Challenge: Copy exactly the stretch of lines from the one holding "Reproduce this chart with matplotlib." through the last line of the data below, inclusive. Leave out pictures.

Records for processing:
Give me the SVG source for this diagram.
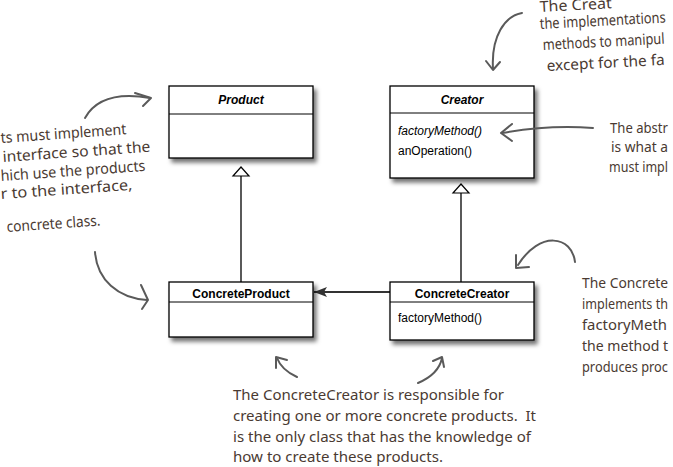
<svg xmlns="http://www.w3.org/2000/svg" width="673" height="467" viewBox="0 0 673 467">
<style>
.box{fill:#fff;stroke:#000;stroke-width:1.3}
.div{stroke:#000;stroke-width:1}
.cls{font-family:"Liberation Sans",Arial,sans-serif;font-size:12px;fill:#000}
.name{font-weight:bold;text-anchor:middle}
.note{font-family:"Noto Sans","DejaVu Sans",sans-serif;font-size:15px;fill:#4a3a32}
.curve{fill:none;stroke:#5a5a5a;stroke-width:2;stroke-linecap:round;stroke-linejoin:round}
.line{fill:none;stroke:#000;stroke-width:1.3}
</style>
<defs>
<filter id="sh" x="-10%" y="-10%" width="130%" height="140%">
<feDropShadow dx="3" dy="4" stdDeviation="2" flood-color="#000" flood-opacity="0.55"/>
</filter>
<marker id="filled" markerWidth="14" markerHeight="10" refX="13" refY="5" orient="auto" markerUnits="userSpaceOnUse">
<path d="M0,0 L13,5 L0,10 L3,5 Z" fill="#333"/>
</marker>
</defs>

<g id="connectors">
<path class="line" d="M241,176 V282"/>
<path d="M233,176 L241,167 L249,176 Z" fill="#fff" stroke="#000" stroke-width="1.2"/>
<path class="line" d="M461,193 V282"/>
<path d="M453,193 L461,184 L469,193 Z" fill="#fff" stroke="#000" stroke-width="1.2"/>
<path d="M390,292 H314" stroke="#333" stroke-width="2" fill="none" marker-end="url(#filled)"/>
</g>

<g id="Product">
<rect class="box" x="169" y="86" width="144" height="72" filter="url(#sh)"/>
<line class="div" x1="169" y1="114" x2="313" y2="114"/>
<text class="cls name" x="241" y="104" font-style="italic">Product</text>
</g>

<g id="Creator">
<rect class="box" x="390" y="86" width="144" height="92" filter="url(#sh)"/>
<line class="div" x1="390" y1="113" x2="534" y2="113"/>
<text class="cls name" x="462" y="104" font-style="italic">Creator</text>
<text class="cls" x="398" y="135" font-style="italic">factoryMethod()</text>
<text class="cls" x="398" y="155">anOperation()</text>
</g>

<g id="ConcreteProduct">
<rect class="box" x="169" y="282" width="144" height="55" filter="url(#sh)"/>
<line class="div" x1="169" y1="302" x2="313" y2="302"/>
<text class="cls name" x="241" y="298">ConcreteProduct</text>
</g>

<g id="ConcreteCreator">
<rect class="box" x="390" y="282" width="144" height="58" filter="url(#sh)"/>
<line class="div" x1="390" y1="302" x2="534" y2="302"/>
<text class="cls name" x="462" y="298">ConcreteCreator</text>
<text class="cls" x="398" y="322">factoryMethod()</text>
</g>

<g id="note-top-right">
<text class="note" x="540" y="12" textLength="72" lengthAdjust="spacingAndGlyphs" transform="rotate(-3 540 12)">The Creat</text>
<text class="note" x="540" y="29" textLength="126" lengthAdjust="spacingAndGlyphs" transform="rotate(-3 540 29)">the implementations</text>
<text class="note" x="543" y="50" textLength="122" lengthAdjust="spacingAndGlyphs" transform="rotate(-3 543 50)">methods to manipul</text>
<text class="note" x="547" y="71" textLength="118" lengthAdjust="spacingAndGlyphs" transform="rotate(-3 547 71)">except for the fa</text>
<path class="curve" d="M522,13 C505,16 491,36 493,69"/>
<path class="curve" d="M486,61 L493,70 L500,62"/>
</g>

<g id="note-left">
<text class="note" x="1" y="143" textLength="126" lengthAdjust="spacingAndGlyphs" transform="rotate(-4 1 143)">ts must implement</text>
<text class="note" x="3" y="162" textLength="148" lengthAdjust="spacingAndGlyphs" transform="rotate(-4 3 162)">interface so that the</text>
<text class="note" x="1" y="181" textLength="145" lengthAdjust="spacingAndGlyphs" transform="rotate(-4 1 181)">hich use the products</text>
<text class="note" x="1" y="199" textLength="132" lengthAdjust="spacingAndGlyphs" transform="rotate(-4 1 199)">r to the interface,</text>
<text class="note" x="7" y="232" textLength="94" lengthAdjust="spacingAndGlyphs" transform="rotate(-4 7 232)">concrete class.</text>
<path class="curve" d="M85,118 C95,100 115,92 150,98"/>
<path class="curve" d="M135,93 L151,98 L143,106"/>
<path class="curve" d="M95,252 C97,280 118,298 147,300"/>
<path class="curve" d="M141,285 L148,300 L142,309"/>
</g>

<g id="note-right-middle">
<text class="note" x="610" y="133" textLength="58" lengthAdjust="spacingAndGlyphs">The abstr</text>
<text class="note" x="611" y="152" textLength="57" lengthAdjust="spacingAndGlyphs">is what a</text>
<text class="note" x="609" y="172" textLength="59" lengthAdjust="spacingAndGlyphs">must impl</text>
<path class="curve" d="M593,128 C565,126 530,128 502,133"/>
<path class="curve" d="M512,124 L501,133 L512,141"/>
</g>

<g id="note-right-lower">
<text class="note" x="582" y="288" textLength="86" lengthAdjust="spacingAndGlyphs">The Concrete</text>
<text class="note" x="582" y="309" textLength="86" lengthAdjust="spacingAndGlyphs">implements th</text>
<text class="note" x="582" y="330" textLength="85" lengthAdjust="spacingAndGlyphs">factoryMeth</text>
<text class="note" x="582" y="351" textLength="86" lengthAdjust="spacingAndGlyphs">the method t</text>
<text class="note" x="582" y="372" textLength="86" lengthAdjust="spacingAndGlyphs">produces proc</text>
<path class="curve" d="M575,262 C572,236 540,230 518,265"/>
<path class="curve" d="M516,255 L516,268 L529,267"/>
</g>

<g id="note-bottom">
<text class="note" x="233" y="400" textLength="271" lengthAdjust="spacingAndGlyphs">The ConcreteCreator is responsible for</text>
<text class="note" x="233" y="421" textLength="303" lengthAdjust="spacingAndGlyphs" xml:space="preserve">creating one or more concrete products.  It</text>
<text class="note" x="233" y="442" textLength="298" lengthAdjust="spacingAndGlyphs">is the only class that has the knowledge of</text>
<text class="note" x="233" y="462" textLength="210" lengthAdjust="spacingAndGlyphs">how to create these products.</text>
<path class="curve" d="M297,377 C286,372 280,366 277,358"/>
<path class="curve" d="M276,368 L276,357 L287,360"/>
<path class="curve" d="M418,383 C432,377 440,368 442,358"/>
<path class="curve" d="M433,361 L442,357 L444,367"/>
</g>
</svg>
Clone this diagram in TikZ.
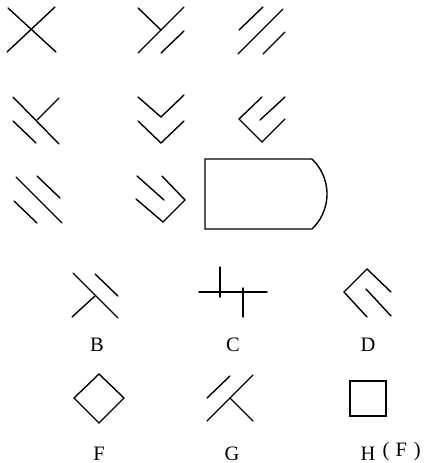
\documentclass[tikz,border=0pt]{standalone}
\usepackage{fontspec}
\newfontfamily\lblfont{Liberation Serif}
\usepackage{tikz}

\begin{document}
\begin{tikzpicture}[x=1pt,y=-1pt,line width=1.4pt,line cap=round,line join=miter,
  lbl/.style={font=\lblfont\fontsize{20.5}{22}\selectfont,inner sep=0pt,anchor=base}]
  \useasboundingbox (0,0) rectangle (427,463);
  % row 1
  \draw (8,8) -- (56,52);
  \draw (7,52) -- (55,7);
  \draw (138,8) -- (161,30);
  \draw (138,53) -- (184,7);
  \draw (161,53) -- (184,31);
  \draw (239,30) -- (263,7);
  \draw (238,54) -- (283,9);
  \draw (263,54) -- (285,32);
  % row 2
  \draw (13,97) -- (59,144);
  \draw (37,120) -- (59,98);
  \draw (13,121) -- (36,143);
  \draw (138,97) -- (161,117) -- (184,95);
  \draw (138,121) -- (161,143) -- (184,121);
  \draw (262,97) -- (239,119) -- (262,142) -- (285,119);
  \draw (260,120) -- (285,97);
  % row 3
  \draw (16,177) -- (62,223);
  \draw (37,176) -- (60,198);
  \draw (14,201) -- (37,223);
  \draw (137,176) -- (164,200);
  \draw (162,176) -- (185,200) -- (163,222) -- (136,199);
  \draw (312,159) -- (205,159) -- (205,229) -- (312,229)
    arc[start angle=46.4,end angle=-46.4,radius=48.3];
  % answers
  \draw (73,273) -- (118,318);
  \draw (95,296) -- (72,317);
  \draw (95,274) -- (118,296);
  \node[lbl] (lblB) at (97,351) {B};
  \draw (199,292) -- (267,292);
  \draw (220,267) -- (220,297);
  \draw (243,288) -- (243,317);
  \node[lbl] (lblC) at (233,351) {C};
  \draw (367,317) -- (344,292) -- (367,269) -- (391,292);
  \draw (366,289) -- (391,316);
  \node[lbl] (lblD) at (368,351) {D};
  \draw (99,374) -- (124,398) -- (99,423) -- (74,398) -- cycle;
  \node[lbl] (lblF) at (99,460) {F};
  \draw (207,398) -- (230,376);
  \draw (207,421) -- (253,375);
  \draw (230,398) -- (253,421);
  \node[lbl] (lblG) at (232,460) {G};
  \draw (350,381) rectangle (386,416);
  \node[lbl] (lblH) at (368,460) {H};
  \node[lbl,anchor=base west] (ans) at (382,456) {(\hspace{6pt}F\hspace{7pt})};
\end{tikzpicture}
\end{document}
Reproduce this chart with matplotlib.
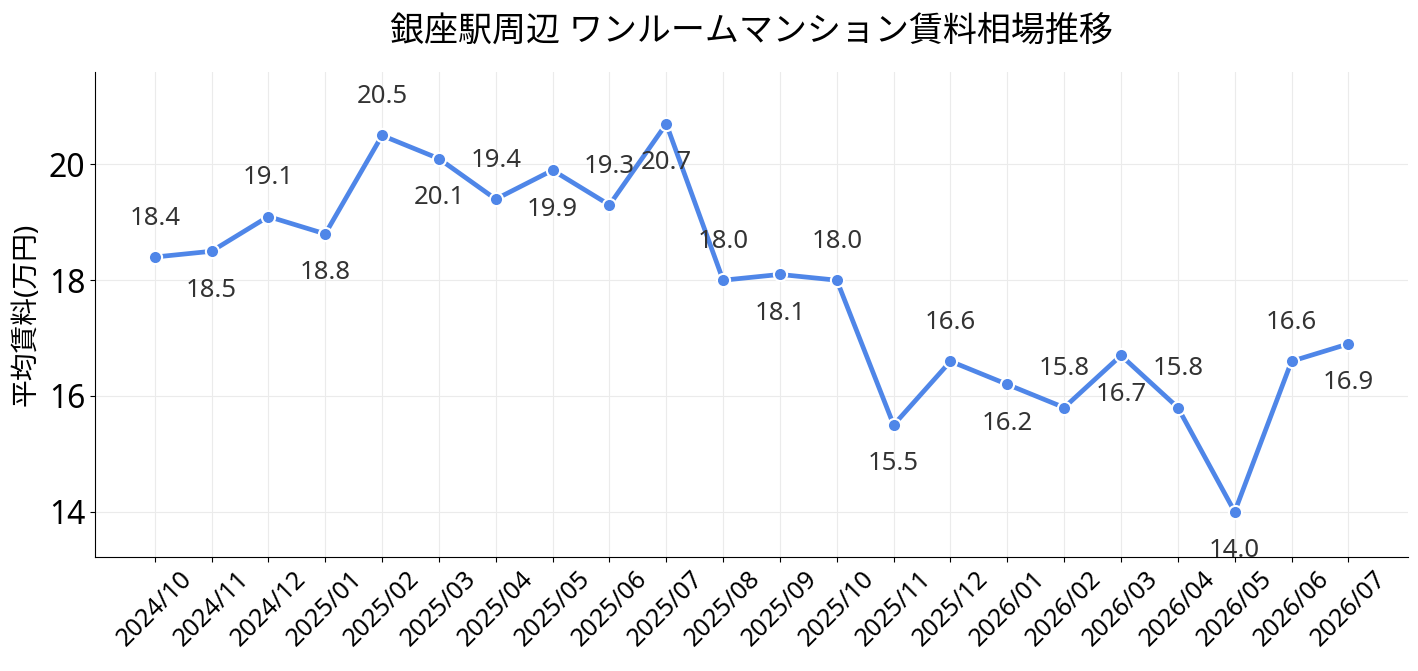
import matplotlib
matplotlib.use("Agg")
import matplotlib.pyplot as plt

plt.rcParams['font.family'] = ['Noto Sans', 'Noto Sans CJK JP', 'DejaVu Sans']

months = ["2024/10", "2024/11", "2024/12", "2025/01", "2025/02", "2025/03", "2025/04",
          "2025/05", "2025/06", "2025/07", "2025/08", "2025/09", "2025/10", "2025/11",
          "2025/12", "2026/01", "2026/02", "2026/03", "2026/04", "2026/05", "2026/06",
          "2026/07"]
rent = [18.4, 18.5, 19.1, 18.8, 20.5, 20.1, 19.4, 19.9, 19.3, 20.7, 18.0, 18.1,
        18.0, 15.5, 16.6, 16.2, 15.8, 16.7, 15.8, 14.0, 16.6, 16.9]

color = '#4F86E8'

fig, ax = plt.subplots(figsize=(14.18, 6.71), dpi=100)
fig.subplots_adjust(left=0.067, right=0.993, top=0.893, bottom=0.17)

x = list(range(len(months)))
ax.plot(x, rent, color=color, linewidth=3.4, marker='o', markersize=9.5,
        markeredgecolor='white', markeredgewidth=1.5, zorder=3)

for i, v in enumerate(rent):
    dy = 28 if i % 2 == 0 else -28
    ax.annotate(f"{v:.1f}", (i, v), textcoords='offset points', xytext=(0, dy),
                ha='center', va='center', fontsize=18.5, color='#333333')

ax.set_xticks(x)
ax.set_xticklabels(months, rotation=45, ha='center', fontsize=18)
ax.tick_params(axis='y', labelsize=23)
ax.set_ylim(13.22, 21.6)
ax.set_yticks([14, 16, 18, 20])
ax.set_ylabel("平均賃料(万円)", fontsize=20, labelpad=6)
ax.set_title("銀座駅周辺 ワンルームマンション賃料相場推移", fontsize=24.5, pad=22)
ax.grid(True, color='#ebebeb', linewidth=0.8)
ax.set_axisbelow(True)
for s in ['top', 'right']:
    ax.spines[s].set_visible(False)

fig.savefig("out.png", dpi=100)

Result of the task:
Reproduce this chart with matplotlib.
import matplotlib
matplotlib.use("Agg")
import matplotlib.pyplot as plt

plt.rcParams['font.family'] = ['Noto Sans', 'Noto Sans CJK JP', 'DejaVu Sans']

months = ["2024/10", "2024/11", "2024/12", "2025/01", "2025/02", "2025/03", "2025/04",
          "2025/05", "2025/06", "2025/07", "2025/08", "2025/09", "2025/10", "2025/11",
          "2025/12", "2026/01", "2026/02", "2026/03", "2026/04", "2026/05", "2026/06",
          "2026/07"]
rent = [18.4, 18.5, 19.1, 18.8, 20.5, 20.1, 19.4, 19.9, 19.3, 20.7, 18.0, 18.1,
        18.0, 15.5, 16.6, 16.2, 15.8, 16.7, 15.8, 14.0, 16.6, 16.9]

color = '#4F86E8'

fig, ax = plt.subplots(figsize=(14.18, 6.71), dpi=100)
fig.subplots_adjust(left=0.067, right=0.993, top=0.893, bottom=0.17)

x = list(range(len(months)))
ax.plot(x, rent, color=color, linewidth=3.4, marker='o', markersize=9.5,
        markeredgecolor='white', markeredgewidth=1.5, zorder=3)

for i, v in enumerate(rent):
    dy = 28 if i % 2 == 0 else -28
    ax.annotate(f"{v:.1f}", (i, v), textcoords='offset points', xytext=(0, dy),
                ha='center', va='center', fontsize=18.5, color='#333333')

ax.set_xticks(x)
ax.set_xticklabels(months, rotation=45, ha='center', fontsize=18)
ax.tick_params(axis='y', labelsize=23)
ax.set_ylim(13.22, 21.6)
ax.set_yticks([14, 16, 18, 20])
ax.set_ylabel("平均賃料(万円)", fontsize=20, labelpad=6)
ax.set_title("銀座駅周辺 ワンルームマンション賃料相場推移", fontsize=24.5, pad=22)
ax.grid(True, color='#ebebeb', linewidth=0.8)
ax.set_axisbelow(True)
for s in ['top', 'right']:
    ax.spines[s].set_visible(False)

fig.savefig("out.png", dpi=100)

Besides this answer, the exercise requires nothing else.